## TASK STATEMENT
Give the number of lines in the listing below that include the word "would", with nothing more.

## INPUT
==============================
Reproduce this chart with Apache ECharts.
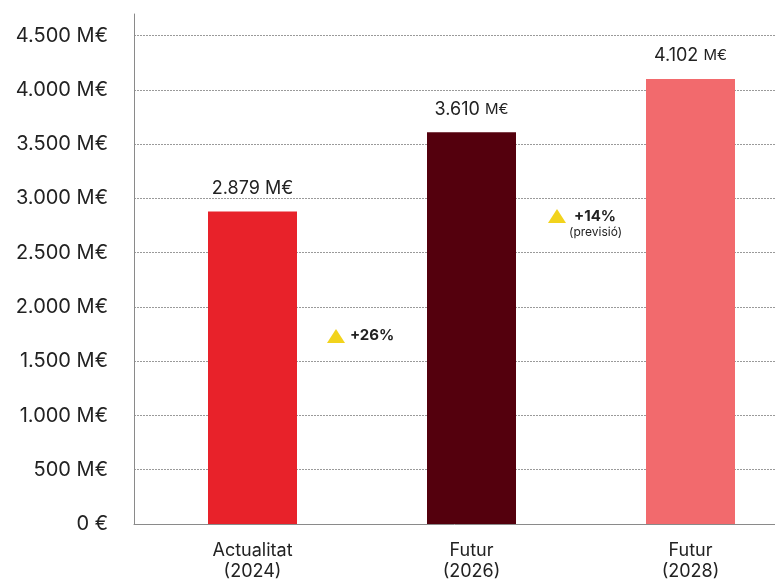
<!DOCTYPE html>
<html>
<head>
<meta charset="utf-8">
<script src="https://cdn.jsdelivr.net/npm/echarts@6/dist/echarts.min.js"></script>
<style>
html,body{margin:0;padding:0;background:#fff;}
#c{width:775px;height:579px;}
</style>
</head>
<body>
<div id="c"></div>
<script>
const categories = ['Actualitat\n(2024)', 'Futur\n(2026)', 'Futur\n(2028)'];
const values = [2879, 3610, 4102];
const barColors = ['#E8222A', '#54000D', '#F26A6D'];
const yTicks = { min: 0, max: 4700, interval: 500 };
const growth = [
  { text: '+26%', note: '' },
  { text: '+14%', note: '(previsió)' }
];

function fmtThousands(v) {
  return String(v).replace(/\B(?=(\d{3})+(?!\d))/g, '.');
}

const FONT = 'Inter, Roboto, sans-serif';
const chart = echarts.init(document.getElementById('c'), null, { renderer: 'canvas' });

const option = {
  animation: false,
  textStyle: { fontFamily: FONT },
  grid: [
    { left: 134, right: 0, top: 14, bottom: 55, outerBoundsMode: 'none', containLabel: false },
    { left: 143, width: 657, top: 14, bottom: 55, outerBoundsMode: 'none', containLabel: false }
  ],
  xAxis: [
    {
      type: 'category', gridIndex: 0, data: categories,
      axisLine: { show: true, lineStyle: { color: '#8a8a8a', width: 1 } },
      axisTick: { show: false }, axisLabel: { show: false }, splitLine: { show: false }
    },
    {
      type: 'category', gridIndex: 1, data: categories,
      axisLine: { show: false }, axisTick: { show: false },
      axisLabel: { color: '#222', fontSize: 18, fontFamily: FONT, margin: 16, lineHeight: 21 }
    }
  ],
  yAxis: [
    {
      type: 'value', gridIndex: 0, min: yTicks.min, max: yTicks.max, interval: yTicks.interval,
      axisLine: { show: true, lineStyle: { color: '#8a8a8a', width: 1 } },
      axisTick: { show: false },
      axisLabel: {
        color: '#222', fontSize: 20, fontFamily: FONT, margin: 26, showMaxLabel: false,
        formatter: v => v === 0 ? '0 €' : fmtThousands(v) + ' M€'
      },
      splitLine: { show: true, showMaxLine: false, lineStyle: { color: '#9a9a9a', type: [2, 1], width: 1 } }
    },
    {
      type: 'value', gridIndex: 1, min: yTicks.min, max: yTicks.max, interval: yTicks.interval,
      show: false, splitLine: { show: false }
    }
  ],
  series: [{
    type: 'bar',
    xAxisIndex: 1, yAxisIndex: 1,
    barWidth: 89,
    data: values.map((v, i) => ({
      value: v,
      itemStyle: { color: barColors[i] },
      label: { rich: { u: { fontSize: i === 0 ? 18 : 15, color: '#222', fontFamily: FONT } } }
    })),
    label: {
      show: true, position: 'top', distance: 14,
      color: '#222', fontSize: 18, fontFamily: FONT,
      formatter: p => fmtThousands(p.value) + ' {u|M€}'
    }
  }],
  graphic: [
    { type: 'polygon', shape: { points: [[327, 343], [336, 329], [345, 343]] }, style: { fill: '#F2D31C' } },
    { type: 'text', left: 350, top: 328, style: { text: growth[0].text, font: 'bold 15px Inter, Roboto, sans-serif', fill: '#222' } },
    { type: 'polygon', shape: { points: [[548, 223], [557, 209], [566, 223]] }, style: { fill: '#F2D31C' } },
    { type: 'text', left: 574, top: 209, style: { text: growth[1].text, font: 'bold 15px Inter, Roboto, sans-serif', fill: '#222' } },
    { type: 'text', left: 569, top: 226, style: { text: growth[1].note, font: '12px Inter, Roboto, sans-serif', fill: '#222' } }
  ]
};
chart.setOption(option);
</script>
</body>
</html>
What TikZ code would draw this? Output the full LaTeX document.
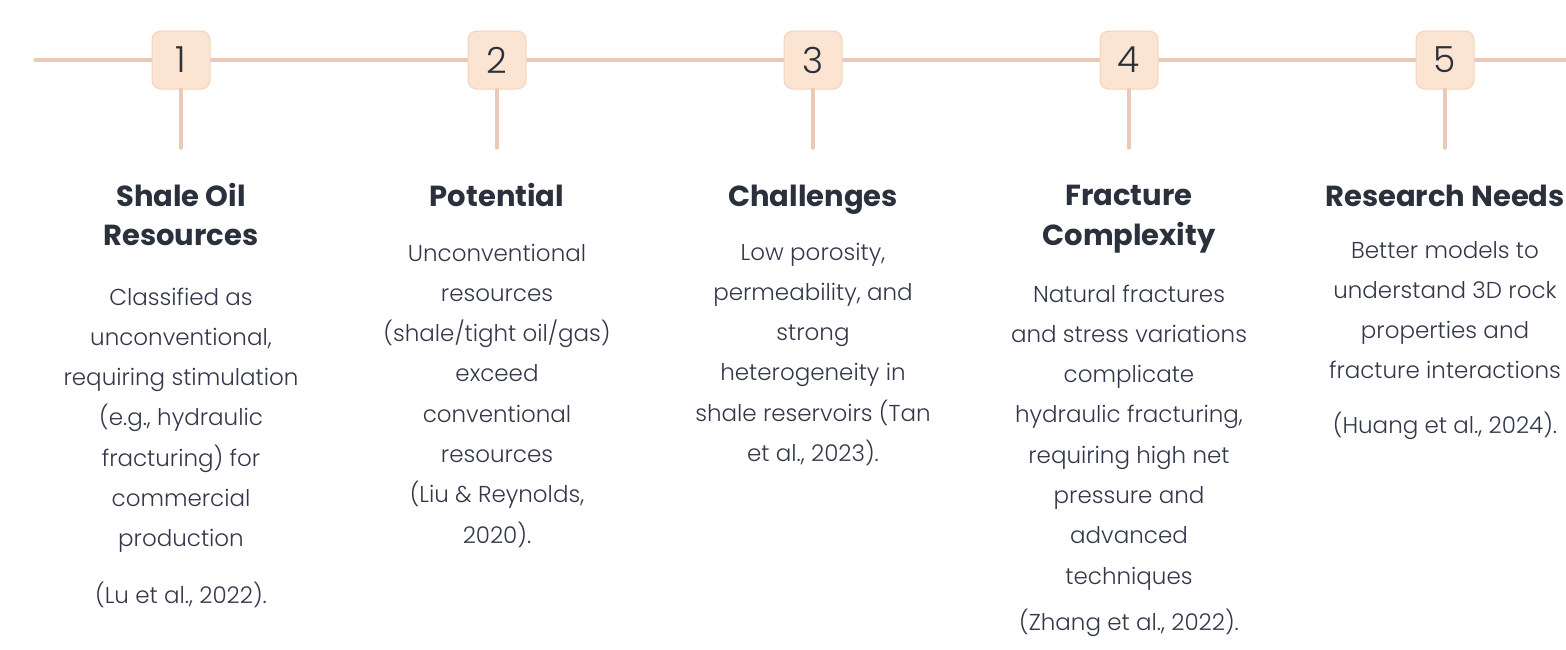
\documentclass[tikz,border=0pt]{standalone}
\usepackage{fontspec}
\setmainfont{Poppins}
\newfontfamily\lightfont{Poppins Light}
\definecolor{linec}{HTML}{E8CAB6}
\definecolor{boxfill}{HTML}{FCE4D3}
\definecolor{boxdraw}{HTML}{F3D3BE}
\definecolor{titlec}{HTML}{2B303D}
\definecolor{bodyc}{HTML}{33374A}
\begin{document}
\begin{tikzpicture}[x=1pt,y=-1pt,
  conn/.style={draw=linec,line width=3.5pt,line cap=round},
  numbox/.style={draw=boxdraw,fill=boxfill,line width=1pt,rounded corners=9pt,
    minimum width=58pt,minimum height=58pt,inner sep=0pt,
    font=\lightfont\fontsize{36}{40}\selectfont,text=titlec},
  ttl/.style={anchor=base,inner sep=0pt,font=\bfseries\fontsize{29}{34}\selectfont,text=titlec},
  body/.style={anchor=base,inner sep=0pt,font=\lightfont\fontsize{23}{28}\selectfont,text=bodyc}]
\useasboundingbox (0,0) rectangle (1566,649);
\newcommand\bodylines[4]{%
  \foreach \l [count=\i] in {#4}
    \node[body] (d#3-\i) at (#1,{#2+40.3*(\i-1)}) {\l};}
% timeline
\coordinate (ls) at (35,60);
\coordinate (le) at (1566,60);
\foreach \n/\x in {1/181,2/497,3/813,4/1129,5/1445}{
  \coordinate (s\n) at (\x,148);
}
\draw[conn] (ls) -- (le);
\foreach \n/\x in {1/181,2/497,3/813,4/1129,5/1445}{
  \node[numbox] (b\n) at (\x,60) {\n};
  \draw[conn] (b\n.south) -- (s\n);
}
% column 1
\node[ttl] (t1a) at (181,206) {Shale Oil};
\node[ttl] (t1b) at (181,245) {Resources};
\bodylines{181}{305}{1}{{Classified as},{unconventional,},{requiring stimulation},{(e.g., hydraulic},{fracturing) for},{commercial},{production}}
\node[body] (c1) at (181,603) {(Lu et al., 2022).};
% column 2
\node[ttl] (t2) at (497,206) {Potential};
\bodylines{497}{261}{2}{{Unconventional},{resources},{(shale/tight oil/gas)},{exceed},{conventional},{resources},{(Liu \& Reynolds,},{2020).}}
% column 3
\node[ttl] (t3) at (813,206) {Challenges};
\bodylines{813}{260}{3}{{Low porosity,},{permeability, and},{strong},{heterogeneity in},{shale reservoirs (Tan},{et al., 2023).}}
% column 4
\node[ttl] (t4a) at (1129,205) {Fracture};
\node[ttl] (t4b) at (1129,245) {Complexity};
\bodylines{1129}{302}{4}{{Natural fractures},{and stress variations},{complicate},{hydraulic fracturing,},{requiring high net},{pressure and},{advanced},{techniques}}
\node[body] (c4) at (1129,630) {(Zhang et al., 2022).};
% column 5
\node[ttl] (t5) at (1445,206) {Research Needs};
\bodylines{1445}{258}{5}{{Better models to},{understand 3D rock},{properties and},{fracture interactions}}
\node[body] (c5) at (1445,433) {(Huang et al., 2024).};
\end{tikzpicture}
\end{document}
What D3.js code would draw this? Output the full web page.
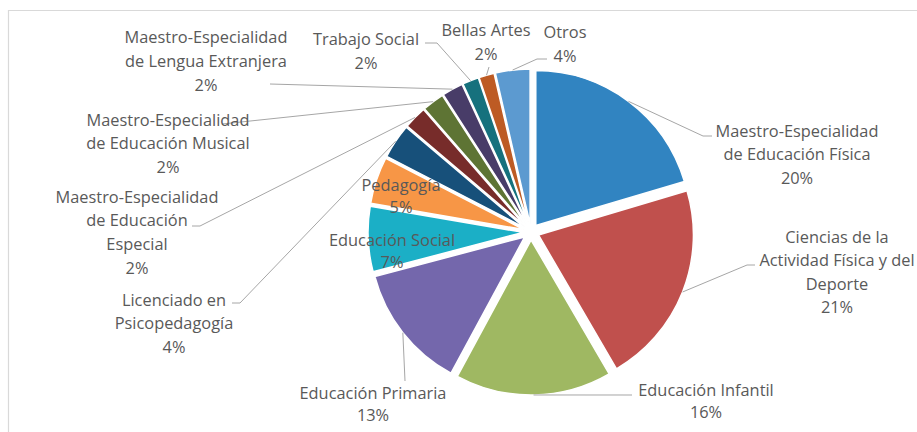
<!DOCTYPE html>
<html>
<head>
<meta charset="utf-8">
<script src="https://cdn.jsdelivr.net/npm/d3@7"></script>
<style>
  html, body { margin: 0; padding: 0; background: #fff; }
  svg { display: block; }
  text { font-family: "Open Sans", Lato, sans-serif; fill: #595959; }
</style>
</head>
<body>
<svg id="chart" width="917" height="432"></svg>
<script>
// ---- data ----
const categories = [
  "Maestro-Especialidad de Educación Física",
  "Ciencias de la Actividad Física y del Deporte",
  "Educación Infantil",
  "Educación Primaria",
  "Educación Social",
  "Pedagogía",
  "Licenciado en Psicopedagogía",
  "Maestro-Especialidad de Educación Especial",
  "Maestro-Especialidad de Educación Musical",
  "Maestro-Especialidad de Lengua Extranjera",
  "Trabajo Social",
  "Bellas Artes",
  "Otros"
];
const values = [20.4, 21.2, 16.3, 13.0, 6.8, 4.9, 3.6, 2.4, 2.3, 2.2, 1.7, 1.6, 3.6];
const colors = ["#3184c1", "#c0504d", "#9fb862", "#7467ac", "#1bafc6", "#f79646",
                "#17507a", "#772c2a", "#5e7434", "#483c68", "#16717d", "#bd5b24", "#5c9ad0"];
// label lines as they wrap in the original
const labelLines = [
  ["Maestro-Especialidad", "de Educación Física"],
  ["Ciencias de la", "Actividad Física y del", "Deporte"],
  ["Educación Infantil"],
  ["Educación Primaria"],
  ["Educación Social"],
  ["Pedagogía"],
  ["Licenciado en", "Psicopedagogía"],
  ["Maestro-Especialidad", "de Educación", "Especial"],
  ["Maestro-Especialidad", "de Educación Musical"],
  ["Maestro-Especialidad", "de Lengua Extranjera"],
  ["Trabajo Social"],
  ["Bellas Artes"],
  ["Otros"]
];

// ---- layout ----
const W = 917, H = 432;
const cx = 531, cy = 232, R = 155, explode = 8;
// label placement: text centre x, first line centre y, line step, leader points (label side)
const labelLayout = [
  { x: 797, y: 131, lh: 23.5, leader: [[712, 136], [703, 136]] },
  { x: 837, y: 237, lh: 23.5, leader: [[755, 265], [747, 265]] },
  { x: 706, y: 390, lh: 22.5, leader: [[632, 395]] },
  { x: 373, y: 393, lh: 22.5, leader: [[405, 381]] },
  { x: 392, y: 240, lh: 22.5, leader: null },
  { x: 401, y: 185, lh: 22.5, leader: null },
  { x: 174, y: 300, lh: 23.5, leader: [[232, 303], [240, 303]] },
  { x: 137, y: 197, lh: 23.7, leader: [[192, 226], [200, 226]] },
  { x: 168, y: 120, lh: 23.5, leader: [[222, 124]] },
  { x: 206, y: 37, lh: 24, leader: [[270, 84]] },
  { x: 366, y: 39, lh: 24, leader: [[425, 43], [437, 43]] },
  { x: 486, y: 30, lh: 24, leader: [[489, 67]] },
  { x: 565, y: 32, lh: 24, leader: [[547, 59], [537, 59]] }
];

const svg = d3.select("#chart");

// fit font size so the reference word width is matched
const probe = svg.append("text").attr("font-size", 16).text("Maestro-Especialidad");
const pw = probe.node().getComputedTextLength();
probe.remove();
const fontSize = Math.max(13, Math.min(19, 16 * 163 / (pw || 163)));

// chart border
svg.append("path")
  .attr("d", `M8.5,${H} V10.5 H${W}`)
  .attr("fill", "none").attr("stroke", "#d9d9d9").attr("stroke-width", 1.2);

const data = categories.map((c, i) => ({ name: c, value: values[i], i }));
const total = d3.sum(values);
const pie = d3.pie().value(d => d.value).sort(null);
const arcs = pie(data);
const arc = d3.arc().innerRadius(0).outerRadius(R);

const g = svg.append("g").attr("transform", `translate(${cx},${cy})`);

function offset(d, r) {
  const a = (d.startAngle + d.endAngle) / 2;
  return [Math.sin(a) * r, -Math.cos(a) * r];
}

g.selectAll("path.slice")
  .data(arcs)
  .join("path")
  .attr("class", "slice")
  .attr("d", arc)
  .attr("transform", d => { const o = offset(d, explode); return `translate(${o[0]},${o[1]})`; })
  .attr("fill", d => colors[d.data.i])
  .attr("stroke", "#fff")
  .attr("stroke-width", 1.5);

// leader lines
arcs.forEach(d => {
  const L = labelLayout[d.data.i];
  if (!L.leader) return;
  const o = offset(d, R + explode);
  const start = [cx + o[0], cy + o[1]];
  const pts = [start].concat(L.leader.slice().reverse());
  svg.append("path")
    .attr("d", d3.line()(pts))
    .attr("fill", "none")
    .attr("stroke", "#a6a6a6")
    .attr("stroke-width", 1);
});

// labels
arcs.forEach(d => {
  const i = d.data.i;
  const L = labelLayout[i];
  const pct = Math.round(d.data.value / total * 100) + "%";
  const lines = labelLines[i].concat([pct]);
  const t = svg.append("text")
    .attr("text-anchor", "middle")
    .attr("font-size", fontSize);
  lines.forEach((s, k) => {
    t.append("tspan")
      .attr("x", L.x)
      .attr("y", L.y + k * L.lh)
      .attr("dy", "0.35em")
      .text(s);
  });
});
</script>
</body>
</html>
==============================
## EXPECTED ANSWER
2